Material provided:

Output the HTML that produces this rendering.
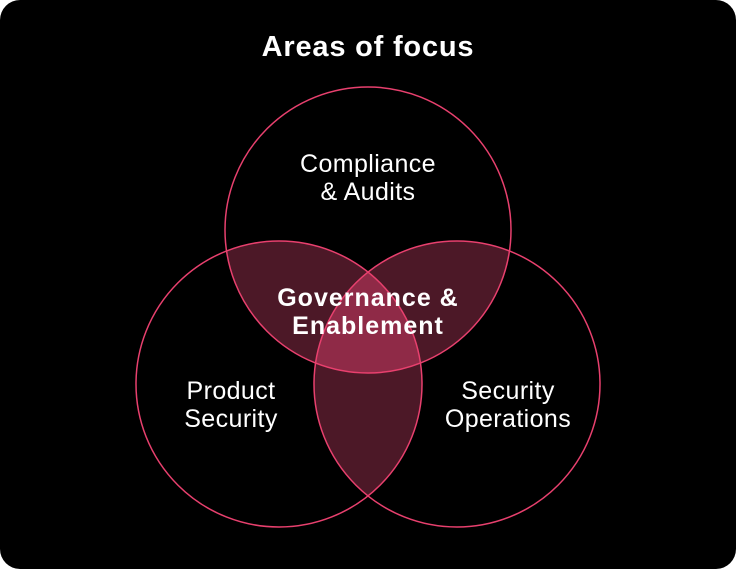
<!DOCTYPE html>
<html><head><style>
html,body{margin:0;padding:0;background:#fff;}
.w{width:736px;height:569px;background:#000;border-radius:20px;position:relative;overflow:hidden;font-family:"Liberation Sans",sans-serif;color:#fff;}
svg{position:absolute;left:0;top:0}
.t{position:absolute;text-align:center;font-size:25px;line-height:28px;letter-spacing:0.4px;}
</style></head><body><div class="w">
<svg width="736" height="569">
<defs>
<clipPath id="cT"><circle cx="368" cy="230" r="143"/></clipPath>
<clipPath id="cL"><circle cx="279" cy="384" r="143"/></clipPath>
<clipPath id="cR"><circle cx="457" cy="384" r="143"/></clipPath>
</defs>
<g clip-path="url(#cT)"><circle cx="279" cy="384" r="143" fill="#4c1827"/><circle cx="457" cy="384" r="143" fill="#4c1827"/></g>
<g clip-path="url(#cL)"><circle cx="457" cy="384" r="143" fill="#4c1827"/></g>
<g clip-path="url(#cT)"><g clip-path="url(#cL)"><circle cx="457" cy="384" r="143" fill="#8f2a47"/></g></g>
<g fill="none" stroke="#e8406e" stroke-width="1.5">
<circle cx="368" cy="230" r="143"/><circle cx="279" cy="384" r="143"/><circle cx="457" cy="384" r="143"/>
</g>
</svg>
<div class="t" style="left:0;width:736px;top:31px;font-size:29px;line-height:32px;font-weight:bold;letter-spacing:0.8px">Areas of focus</div>
<div class="t" style="left:218px;width:300px;top:150px">Compliance<br>&amp; Audits</div>
<div class="t" style="left:200px;width:336px;top:284px;font-weight:bold;letter-spacing:1px">Governance &amp;<br>Enablement</div>
<div class="t" style="left:91px;width:280px;top:377px">Product<br>Security</div>
<div class="t" style="left:368px;width:280px;top:377px">Security<br>Operations</div>
</div></body></html>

Given request:
Make an exact copy of the data above, pictures excluded.

Reply to the exercise:
Output the HTML that produces this rendering.
<!DOCTYPE html>
<html><head><style>
html,body{margin:0;padding:0;background:#fff;}
.w{width:736px;height:569px;background:#000;border-radius:20px;position:relative;overflow:hidden;font-family:"Liberation Sans",sans-serif;color:#fff;}
svg{position:absolute;left:0;top:0}
.t{position:absolute;text-align:center;font-size:25px;line-height:28px;letter-spacing:0.4px;}
</style></head><body><div class="w">
<svg width="736" height="569">
<defs>
<clipPath id="cT"><circle cx="368" cy="230" r="143"/></clipPath>
<clipPath id="cL"><circle cx="279" cy="384" r="143"/></clipPath>
<clipPath id="cR"><circle cx="457" cy="384" r="143"/></clipPath>
</defs>
<g clip-path="url(#cT)"><circle cx="279" cy="384" r="143" fill="#4c1827"/><circle cx="457" cy="384" r="143" fill="#4c1827"/></g>
<g clip-path="url(#cL)"><circle cx="457" cy="384" r="143" fill="#4c1827"/></g>
<g clip-path="url(#cT)"><g clip-path="url(#cL)"><circle cx="457" cy="384" r="143" fill="#8f2a47"/></g></g>
<g fill="none" stroke="#e8406e" stroke-width="1.5">
<circle cx="368" cy="230" r="143"/><circle cx="279" cy="384" r="143"/><circle cx="457" cy="384" r="143"/>
</g>
</svg>
<div class="t" style="left:0;width:736px;top:31px;font-size:29px;line-height:32px;font-weight:bold;letter-spacing:0.8px">Areas of focus</div>
<div class="t" style="left:218px;width:300px;top:150px">Compliance<br>&amp; Audits</div>
<div class="t" style="left:200px;width:336px;top:284px;font-weight:bold;letter-spacing:1px">Governance &amp;<br>Enablement</div>
<div class="t" style="left:91px;width:280px;top:377px">Product<br>Security</div>
<div class="t" style="left:368px;width:280px;top:377px">Security<br>Operations</div>
</div></body></html>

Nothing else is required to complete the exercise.